#### Instructions for the task
Select the lines that contain "recreates" and copy each of them.

#### Stored records
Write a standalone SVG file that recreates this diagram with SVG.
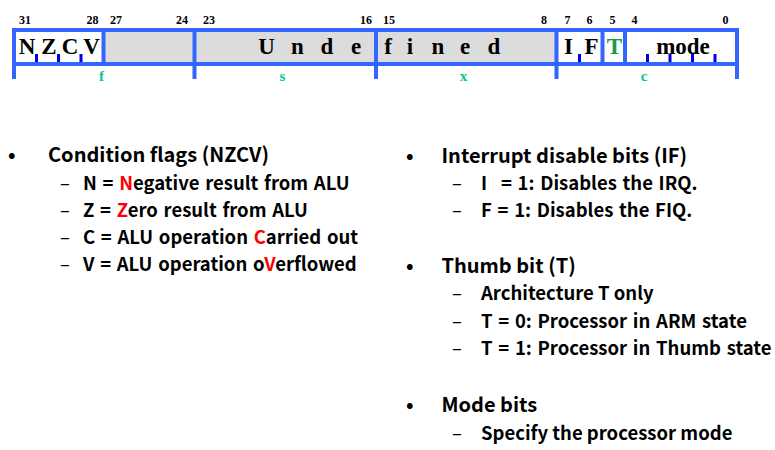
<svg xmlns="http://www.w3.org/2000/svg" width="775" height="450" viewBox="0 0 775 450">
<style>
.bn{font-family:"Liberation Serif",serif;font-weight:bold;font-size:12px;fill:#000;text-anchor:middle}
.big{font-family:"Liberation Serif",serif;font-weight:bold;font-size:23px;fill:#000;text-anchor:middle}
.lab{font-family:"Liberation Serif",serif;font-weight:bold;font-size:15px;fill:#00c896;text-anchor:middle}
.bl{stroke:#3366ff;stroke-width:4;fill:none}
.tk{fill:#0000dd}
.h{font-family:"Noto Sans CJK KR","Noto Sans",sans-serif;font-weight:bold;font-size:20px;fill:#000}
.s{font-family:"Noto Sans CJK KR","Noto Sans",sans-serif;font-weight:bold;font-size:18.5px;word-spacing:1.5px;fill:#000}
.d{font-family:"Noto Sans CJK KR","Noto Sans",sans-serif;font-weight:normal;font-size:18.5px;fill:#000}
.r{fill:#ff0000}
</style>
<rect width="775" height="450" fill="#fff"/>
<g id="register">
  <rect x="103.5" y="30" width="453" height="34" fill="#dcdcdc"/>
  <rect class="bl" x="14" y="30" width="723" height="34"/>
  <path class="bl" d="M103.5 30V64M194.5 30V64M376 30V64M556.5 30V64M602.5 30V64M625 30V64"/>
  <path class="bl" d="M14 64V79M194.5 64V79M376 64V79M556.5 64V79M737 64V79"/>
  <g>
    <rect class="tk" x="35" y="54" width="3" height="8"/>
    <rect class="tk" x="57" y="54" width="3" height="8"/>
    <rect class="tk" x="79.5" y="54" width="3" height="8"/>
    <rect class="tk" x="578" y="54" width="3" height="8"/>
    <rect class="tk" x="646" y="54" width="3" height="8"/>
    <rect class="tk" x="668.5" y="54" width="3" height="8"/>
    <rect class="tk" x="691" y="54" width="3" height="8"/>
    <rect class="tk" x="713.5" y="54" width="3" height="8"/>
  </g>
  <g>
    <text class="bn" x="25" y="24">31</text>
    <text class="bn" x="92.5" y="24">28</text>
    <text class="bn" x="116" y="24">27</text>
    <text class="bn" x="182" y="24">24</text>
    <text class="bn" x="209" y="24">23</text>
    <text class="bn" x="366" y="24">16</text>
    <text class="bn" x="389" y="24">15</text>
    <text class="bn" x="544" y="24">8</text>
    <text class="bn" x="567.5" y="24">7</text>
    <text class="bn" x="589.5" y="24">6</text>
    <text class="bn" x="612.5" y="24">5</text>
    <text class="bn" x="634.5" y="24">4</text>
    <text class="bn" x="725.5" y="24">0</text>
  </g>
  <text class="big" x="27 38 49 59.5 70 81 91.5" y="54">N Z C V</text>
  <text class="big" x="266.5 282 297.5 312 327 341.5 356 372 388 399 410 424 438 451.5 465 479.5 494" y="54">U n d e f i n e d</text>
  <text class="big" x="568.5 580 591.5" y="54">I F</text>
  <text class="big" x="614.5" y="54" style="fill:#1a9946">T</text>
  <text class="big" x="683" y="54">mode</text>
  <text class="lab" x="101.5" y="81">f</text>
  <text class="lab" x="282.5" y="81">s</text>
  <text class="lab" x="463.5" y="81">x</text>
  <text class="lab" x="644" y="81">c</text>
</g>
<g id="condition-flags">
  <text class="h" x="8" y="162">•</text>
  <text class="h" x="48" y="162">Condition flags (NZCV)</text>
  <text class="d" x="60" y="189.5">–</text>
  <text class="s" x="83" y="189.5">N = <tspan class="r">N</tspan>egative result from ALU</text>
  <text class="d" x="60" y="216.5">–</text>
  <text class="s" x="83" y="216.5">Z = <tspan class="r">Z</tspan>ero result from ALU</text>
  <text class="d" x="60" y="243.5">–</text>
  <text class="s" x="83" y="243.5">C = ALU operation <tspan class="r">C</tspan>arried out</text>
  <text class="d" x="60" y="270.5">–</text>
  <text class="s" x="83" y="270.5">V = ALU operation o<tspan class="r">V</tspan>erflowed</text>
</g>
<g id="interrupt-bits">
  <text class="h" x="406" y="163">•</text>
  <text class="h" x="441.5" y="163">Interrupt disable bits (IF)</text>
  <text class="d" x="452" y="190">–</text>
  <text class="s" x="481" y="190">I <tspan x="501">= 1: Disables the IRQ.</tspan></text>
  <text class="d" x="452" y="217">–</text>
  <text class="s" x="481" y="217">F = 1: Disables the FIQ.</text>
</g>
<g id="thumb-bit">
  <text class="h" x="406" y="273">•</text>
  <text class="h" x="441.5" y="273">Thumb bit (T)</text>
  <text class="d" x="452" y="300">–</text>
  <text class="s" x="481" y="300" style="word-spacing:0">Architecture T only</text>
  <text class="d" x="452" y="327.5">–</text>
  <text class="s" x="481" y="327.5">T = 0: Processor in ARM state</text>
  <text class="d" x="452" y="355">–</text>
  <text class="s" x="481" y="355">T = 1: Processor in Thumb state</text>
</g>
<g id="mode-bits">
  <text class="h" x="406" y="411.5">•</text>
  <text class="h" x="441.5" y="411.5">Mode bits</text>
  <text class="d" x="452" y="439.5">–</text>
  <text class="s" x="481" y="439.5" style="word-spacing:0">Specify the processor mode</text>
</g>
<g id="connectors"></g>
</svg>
--
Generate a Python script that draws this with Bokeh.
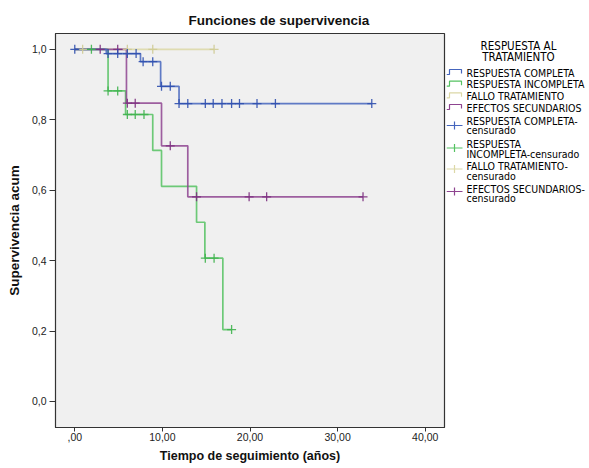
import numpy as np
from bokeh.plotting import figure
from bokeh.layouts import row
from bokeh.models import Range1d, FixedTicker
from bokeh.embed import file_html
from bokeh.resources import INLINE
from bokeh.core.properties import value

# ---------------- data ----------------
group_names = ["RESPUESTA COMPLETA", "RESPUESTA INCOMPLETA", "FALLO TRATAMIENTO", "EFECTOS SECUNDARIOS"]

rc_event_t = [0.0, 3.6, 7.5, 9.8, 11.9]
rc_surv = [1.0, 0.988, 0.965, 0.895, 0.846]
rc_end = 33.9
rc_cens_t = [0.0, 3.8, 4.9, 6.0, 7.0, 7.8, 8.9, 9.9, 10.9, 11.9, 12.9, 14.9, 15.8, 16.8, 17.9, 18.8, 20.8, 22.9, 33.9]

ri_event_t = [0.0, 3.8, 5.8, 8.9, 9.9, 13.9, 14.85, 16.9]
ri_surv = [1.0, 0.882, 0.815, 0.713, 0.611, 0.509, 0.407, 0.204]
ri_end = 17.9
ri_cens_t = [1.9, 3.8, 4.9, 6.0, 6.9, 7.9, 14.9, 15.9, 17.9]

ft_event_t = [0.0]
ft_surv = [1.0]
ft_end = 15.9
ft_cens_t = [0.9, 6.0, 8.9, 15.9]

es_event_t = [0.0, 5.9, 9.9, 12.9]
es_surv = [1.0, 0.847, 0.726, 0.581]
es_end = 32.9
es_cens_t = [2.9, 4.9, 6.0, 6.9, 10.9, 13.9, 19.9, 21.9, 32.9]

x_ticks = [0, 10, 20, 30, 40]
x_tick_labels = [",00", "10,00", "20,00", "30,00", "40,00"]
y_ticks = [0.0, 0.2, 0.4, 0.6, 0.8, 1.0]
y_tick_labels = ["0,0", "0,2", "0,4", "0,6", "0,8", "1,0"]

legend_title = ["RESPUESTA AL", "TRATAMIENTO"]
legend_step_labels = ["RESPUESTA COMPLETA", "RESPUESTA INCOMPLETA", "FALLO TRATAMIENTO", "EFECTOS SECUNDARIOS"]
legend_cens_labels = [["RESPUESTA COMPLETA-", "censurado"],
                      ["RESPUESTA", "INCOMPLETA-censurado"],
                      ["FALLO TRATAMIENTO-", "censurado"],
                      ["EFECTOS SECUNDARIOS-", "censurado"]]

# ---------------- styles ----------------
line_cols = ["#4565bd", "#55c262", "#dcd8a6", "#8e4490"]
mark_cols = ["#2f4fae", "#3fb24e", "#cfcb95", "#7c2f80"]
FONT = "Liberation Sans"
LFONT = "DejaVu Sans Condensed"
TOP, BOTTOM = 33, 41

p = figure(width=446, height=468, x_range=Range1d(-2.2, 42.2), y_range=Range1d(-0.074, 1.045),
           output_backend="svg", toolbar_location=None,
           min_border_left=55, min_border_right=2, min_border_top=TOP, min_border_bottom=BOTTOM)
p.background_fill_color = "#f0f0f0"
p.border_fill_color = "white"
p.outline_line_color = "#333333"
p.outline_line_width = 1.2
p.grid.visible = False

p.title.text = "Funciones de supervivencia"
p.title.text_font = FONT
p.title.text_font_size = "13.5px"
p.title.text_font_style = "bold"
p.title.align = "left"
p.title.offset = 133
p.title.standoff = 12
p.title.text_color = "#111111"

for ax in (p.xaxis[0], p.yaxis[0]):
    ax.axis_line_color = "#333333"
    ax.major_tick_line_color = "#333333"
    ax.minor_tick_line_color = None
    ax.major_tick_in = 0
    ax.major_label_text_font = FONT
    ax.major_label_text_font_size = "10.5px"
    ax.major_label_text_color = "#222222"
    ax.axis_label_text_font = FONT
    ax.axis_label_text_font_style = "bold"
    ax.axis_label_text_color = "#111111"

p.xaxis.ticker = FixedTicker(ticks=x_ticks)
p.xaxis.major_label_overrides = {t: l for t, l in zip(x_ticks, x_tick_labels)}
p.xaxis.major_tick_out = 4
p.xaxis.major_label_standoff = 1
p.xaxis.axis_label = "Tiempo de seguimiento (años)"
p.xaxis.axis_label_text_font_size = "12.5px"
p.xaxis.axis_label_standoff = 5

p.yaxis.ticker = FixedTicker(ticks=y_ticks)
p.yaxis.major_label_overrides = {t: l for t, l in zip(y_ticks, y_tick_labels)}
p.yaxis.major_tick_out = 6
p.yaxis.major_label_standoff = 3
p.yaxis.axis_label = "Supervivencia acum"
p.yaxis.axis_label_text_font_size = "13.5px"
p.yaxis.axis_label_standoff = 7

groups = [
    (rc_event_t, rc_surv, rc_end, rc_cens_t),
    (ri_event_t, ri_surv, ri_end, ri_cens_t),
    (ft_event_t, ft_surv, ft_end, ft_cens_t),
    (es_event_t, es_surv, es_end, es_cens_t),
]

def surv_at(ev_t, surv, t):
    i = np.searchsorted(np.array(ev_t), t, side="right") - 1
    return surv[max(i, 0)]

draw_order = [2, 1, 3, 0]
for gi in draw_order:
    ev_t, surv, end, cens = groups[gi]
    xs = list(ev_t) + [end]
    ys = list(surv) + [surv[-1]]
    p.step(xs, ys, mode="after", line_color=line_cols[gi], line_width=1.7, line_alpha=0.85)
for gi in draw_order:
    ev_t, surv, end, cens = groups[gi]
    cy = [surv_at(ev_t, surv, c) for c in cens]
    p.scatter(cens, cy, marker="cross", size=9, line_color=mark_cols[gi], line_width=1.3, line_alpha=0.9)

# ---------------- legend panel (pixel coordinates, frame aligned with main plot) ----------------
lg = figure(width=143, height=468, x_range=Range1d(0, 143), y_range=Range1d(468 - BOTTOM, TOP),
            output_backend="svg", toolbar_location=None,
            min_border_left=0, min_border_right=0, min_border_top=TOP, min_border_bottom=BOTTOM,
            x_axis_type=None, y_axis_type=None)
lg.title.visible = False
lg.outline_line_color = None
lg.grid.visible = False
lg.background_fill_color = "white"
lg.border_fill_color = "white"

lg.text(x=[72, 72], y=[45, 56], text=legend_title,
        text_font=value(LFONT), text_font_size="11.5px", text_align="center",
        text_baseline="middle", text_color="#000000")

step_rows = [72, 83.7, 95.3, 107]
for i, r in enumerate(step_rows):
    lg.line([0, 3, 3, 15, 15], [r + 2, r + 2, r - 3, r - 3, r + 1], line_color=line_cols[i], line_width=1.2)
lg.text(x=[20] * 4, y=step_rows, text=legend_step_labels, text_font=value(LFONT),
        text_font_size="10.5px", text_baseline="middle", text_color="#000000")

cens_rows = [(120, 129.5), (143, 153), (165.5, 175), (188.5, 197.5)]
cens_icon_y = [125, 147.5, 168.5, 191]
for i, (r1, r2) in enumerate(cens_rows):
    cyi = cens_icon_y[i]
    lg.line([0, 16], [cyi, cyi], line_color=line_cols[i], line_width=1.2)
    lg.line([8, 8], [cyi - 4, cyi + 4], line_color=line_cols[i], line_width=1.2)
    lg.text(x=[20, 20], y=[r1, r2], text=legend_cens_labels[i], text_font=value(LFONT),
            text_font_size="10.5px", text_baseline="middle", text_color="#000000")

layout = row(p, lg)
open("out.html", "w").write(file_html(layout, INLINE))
---
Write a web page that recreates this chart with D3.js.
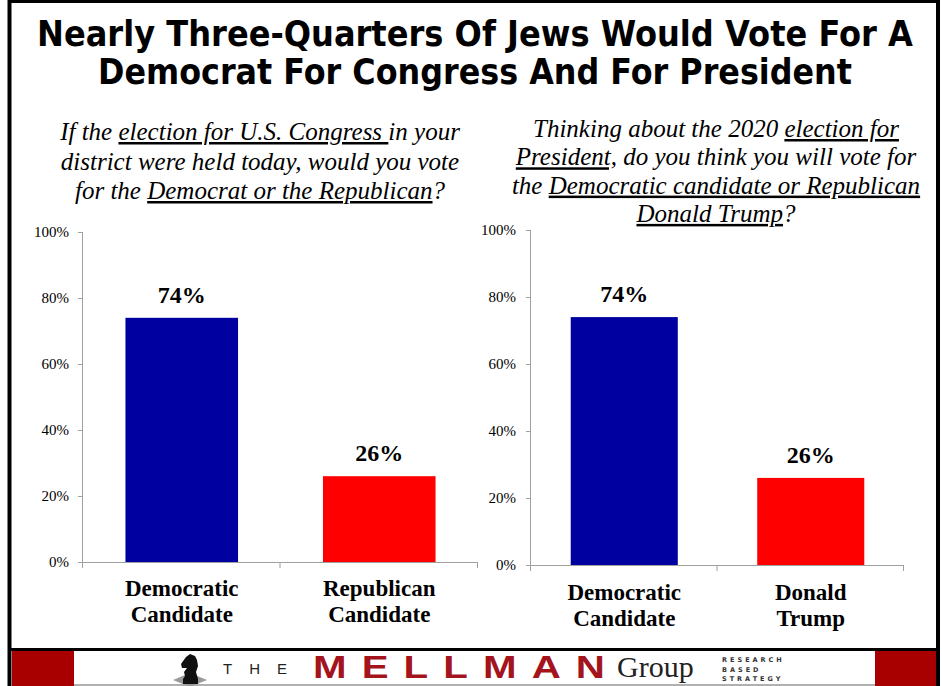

#### Worked solution
Write a standalone SVG file that recreates this diagram with SVG.
Write a web page that recreates this chart with D3.js.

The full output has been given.